▸ What to work on
All of the data that follows should be retyped exactly, please, except the pictures.

▸ Material
>> Start

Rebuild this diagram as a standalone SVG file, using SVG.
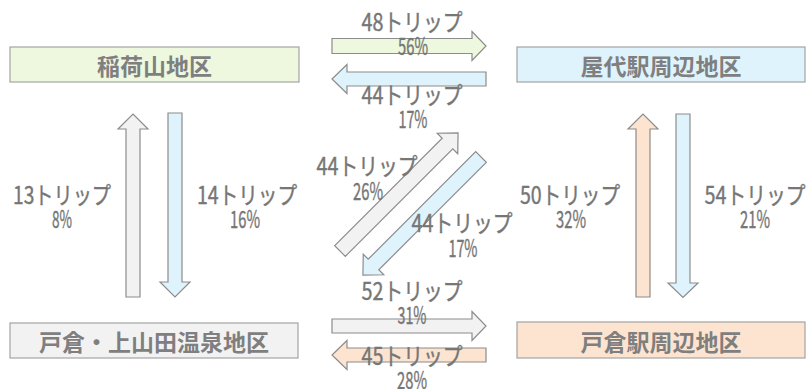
<svg xmlns="http://www.w3.org/2000/svg" width="806" height="389" viewBox="0 0 806 389">
<style>
.node{stroke:#a3a3a3;stroke-width:1.2}
.nl{font-family:"Noto Sans CJK JP","Noto Sans",sans-serif;font-size:23px;font-weight:bold;fill:#7f7f7f;text-anchor:middle}
.arr{stroke:#8c8c8c;stroke-width:1.2;stroke-linejoin:miter}
.t{font-family:"Noto Sans CJK JP","Noto Sans",sans-serif;font-size:24px;fill:#767676;stroke:#767676;stroke-width:0.4;text-anchor:middle}
.g{fill:#eef8df}.b{fill:#dff3fc}.k{fill:#f2f2f2}.p{fill:#fde4d0}
</style>
<g id="node-inariyama"><rect class="node g" x="10" y="47" width="289" height="35"/><text class="nl" x="154.5" y="75">稲荷山地区</text></g>
<g id="node-yashiro"><rect class="node b" x="517" y="47" width="288" height="35"/><text class="nl" x="661" y="75">屋代駅周辺地区</text></g>
<g id="node-togura-kamiyamada"><rect class="node k" x="10" y="323" width="288" height="35"/><text class="nl" x="154" y="351">戸倉・上山田温泉地区</text></g>
<g id="node-togura-eki"><rect class="node p" x="517" y="322" width="288" height="36"/><text class="nl" x="661" y="351">戸倉駅周辺地区</text></g>
<g id="connectors">
<path class="arr g" d="M332,38.5 H472 V31.5 L486,46 L472,60.5 V53.5 H332 Z"/>
<path class="arr b" d="M486,72 H347 V64.5 L332,79 L347,93.5 V86 H486 Z"/>
<path class="arr k" d="M332,319 H472 V311.5 L486,326 L472,340.5 V333 H332 Z"/>
<path class="arr p" d="M486,348 H347 V340.5 L332,355 L347,369.5 V362 H486 Z"/>
<path class="arr k" d="M126,297 V129 H118 L133,114 L148,129 H140 V297 Z"/>
<path class="arr b" d="M168,113 H182 V282 H190 L175,297 L160,282 H168 Z"/>
<path class="arr p" d="M636,297 V129 H628 L643,114 L658,129 H650 V297 Z"/>
<path class="arr b" d="M676,114 H690 V283 H698 L683,297.5 L668,283 H676 Z"/>
<path class="arr k" transform="translate(340,251) rotate(-45)" d="M0,-7.5 H152 V-14.5 L167,0 L152,14.5 V7.5 H0 Z"/>
<path class="arr b" transform="translate(481,157) rotate(135)" d="M0,-7.5 H152 V-14.5 L167,0 L152,14.5 V7.5 H0 Z"/>
</g>
<g id="labels">
<text class="t" x="412" y="31" textLength="101" lengthAdjust="spacingAndGlyphs">48トリップ</text>
<text class="t" x="413" y="55" textLength="30" lengthAdjust="spacingAndGlyphs">56%</text>
<text class="t" x="412" y="104" textLength="101" lengthAdjust="spacingAndGlyphs">44トリップ</text>
<text class="t" x="413" y="128" textLength="29" lengthAdjust="spacingAndGlyphs">17%</text>
<text class="t" x="62" y="204" textLength="98" lengthAdjust="spacingAndGlyphs">13トリップ</text>
<text class="t" x="62" y="228" textLength="20" lengthAdjust="spacingAndGlyphs">8%</text>
<text class="t" x="247" y="204" textLength="100" lengthAdjust="spacingAndGlyphs">14トリップ</text>
<text class="t" x="245" y="228" textLength="30" lengthAdjust="spacingAndGlyphs">16%</text>
<text class="t" x="367" y="175" textLength="101" lengthAdjust="spacingAndGlyphs">44トリップ</text>
<text class="t" x="368" y="200" textLength="30" lengthAdjust="spacingAndGlyphs">26%</text>
<text class="t" x="462" y="232" textLength="101" lengthAdjust="spacingAndGlyphs">44トリップ</text>
<text class="t" x="463" y="257" textLength="29" lengthAdjust="spacingAndGlyphs">17%</text>
<text class="t" x="570" y="204" textLength="100" lengthAdjust="spacingAndGlyphs">50トリップ</text>
<text class="t" x="571" y="228" textLength="30" lengthAdjust="spacingAndGlyphs">32%</text>
<text class="t" x="755" y="204" textLength="101" lengthAdjust="spacingAndGlyphs">54トリップ</text>
<text class="t" x="755" y="228" textLength="30" lengthAdjust="spacingAndGlyphs">21%</text>
<text class="t" x="412" y="300" textLength="101" lengthAdjust="spacingAndGlyphs">52トリップ</text>
<text class="t" x="412" y="324" textLength="29" lengthAdjust="spacingAndGlyphs">31%</text>
<text class="t" x="412" y="365" textLength="101" lengthAdjust="spacingAndGlyphs">45トリップ</text>
<text class="t" x="412" y="389" textLength="30" lengthAdjust="spacingAndGlyphs">28%</text>
</g>
</svg>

>> End

▸ Solution to the exercise
Rebuild this diagram as a standalone SVG file, using SVG.
<svg xmlns="http://www.w3.org/2000/svg" width="806" height="389" viewBox="0 0 806 389">
<style>
.node{stroke:#a3a3a3;stroke-width:1.2}
.nl{font-family:"Noto Sans CJK JP","Noto Sans",sans-serif;font-size:23px;font-weight:bold;fill:#7f7f7f;text-anchor:middle}
.arr{stroke:#8c8c8c;stroke-width:1.2;stroke-linejoin:miter}
.t{font-family:"Noto Sans CJK JP","Noto Sans",sans-serif;font-size:24px;fill:#767676;stroke:#767676;stroke-width:0.4;text-anchor:middle}
.g{fill:#eef8df}.b{fill:#dff3fc}.k{fill:#f2f2f2}.p{fill:#fde4d0}
</style>
<g id="node-inariyama"><rect class="node g" x="10" y="47" width="289" height="35"/><text class="nl" x="154.5" y="75">稲荷山地区</text></g>
<g id="node-yashiro"><rect class="node b" x="517" y="47" width="288" height="35"/><text class="nl" x="661" y="75">屋代駅周辺地区</text></g>
<g id="node-togura-kamiyamada"><rect class="node k" x="10" y="323" width="288" height="35"/><text class="nl" x="154" y="351">戸倉・上山田温泉地区</text></g>
<g id="node-togura-eki"><rect class="node p" x="517" y="322" width="288" height="36"/><text class="nl" x="661" y="351">戸倉駅周辺地区</text></g>
<g id="connectors">
<path class="arr g" d="M332,38.5 H472 V31.5 L486,46 L472,60.5 V53.5 H332 Z"/>
<path class="arr b" d="M486,72 H347 V64.5 L332,79 L347,93.5 V86 H486 Z"/>
<path class="arr k" d="M332,319 H472 V311.5 L486,326 L472,340.5 V333 H332 Z"/>
<path class="arr p" d="M486,348 H347 V340.5 L332,355 L347,369.5 V362 H486 Z"/>
<path class="arr k" d="M126,297 V129 H118 L133,114 L148,129 H140 V297 Z"/>
<path class="arr b" d="M168,113 H182 V282 H190 L175,297 L160,282 H168 Z"/>
<path class="arr p" d="M636,297 V129 H628 L643,114 L658,129 H650 V297 Z"/>
<path class="arr b" d="M676,114 H690 V283 H698 L683,297.5 L668,283 H676 Z"/>
<path class="arr k" transform="translate(340,251) rotate(-45)" d="M0,-7.5 H152 V-14.5 L167,0 L152,14.5 V7.5 H0 Z"/>
<path class="arr b" transform="translate(481,157) rotate(135)" d="M0,-7.5 H152 V-14.5 L167,0 L152,14.5 V7.5 H0 Z"/>
</g>
<g id="labels">
<text class="t" x="412" y="31" textLength="101" lengthAdjust="spacingAndGlyphs">48トリップ</text>
<text class="t" x="413" y="55" textLength="30" lengthAdjust="spacingAndGlyphs">56%</text>
<text class="t" x="412" y="104" textLength="101" lengthAdjust="spacingAndGlyphs">44トリップ</text>
<text class="t" x="413" y="128" textLength="29" lengthAdjust="spacingAndGlyphs">17%</text>
<text class="t" x="62" y="204" textLength="98" lengthAdjust="spacingAndGlyphs">13トリップ</text>
<text class="t" x="62" y="228" textLength="20" lengthAdjust="spacingAndGlyphs">8%</text>
<text class="t" x="247" y="204" textLength="100" lengthAdjust="spacingAndGlyphs">14トリップ</text>
<text class="t" x="245" y="228" textLength="30" lengthAdjust="spacingAndGlyphs">16%</text>
<text class="t" x="367" y="175" textLength="101" lengthAdjust="spacingAndGlyphs">44トリップ</text>
<text class="t" x="368" y="200" textLength="30" lengthAdjust="spacingAndGlyphs">26%</text>
<text class="t" x="462" y="232" textLength="101" lengthAdjust="spacingAndGlyphs">44トリップ</text>
<text class="t" x="463" y="257" textLength="29" lengthAdjust="spacingAndGlyphs">17%</text>
<text class="t" x="570" y="204" textLength="100" lengthAdjust="spacingAndGlyphs">50トリップ</text>
<text class="t" x="571" y="228" textLength="30" lengthAdjust="spacingAndGlyphs">32%</text>
<text class="t" x="755" y="204" textLength="101" lengthAdjust="spacingAndGlyphs">54トリップ</text>
<text class="t" x="755" y="228" textLength="30" lengthAdjust="spacingAndGlyphs">21%</text>
<text class="t" x="412" y="300" textLength="101" lengthAdjust="spacingAndGlyphs">52トリップ</text>
<text class="t" x="412" y="324" textLength="29" lengthAdjust="spacingAndGlyphs">31%</text>
<text class="t" x="412" y="365" textLength="101" lengthAdjust="spacingAndGlyphs">45トリップ</text>
<text class="t" x="412" y="389" textLength="30" lengthAdjust="spacingAndGlyphs">28%</text>
</g>
</svg>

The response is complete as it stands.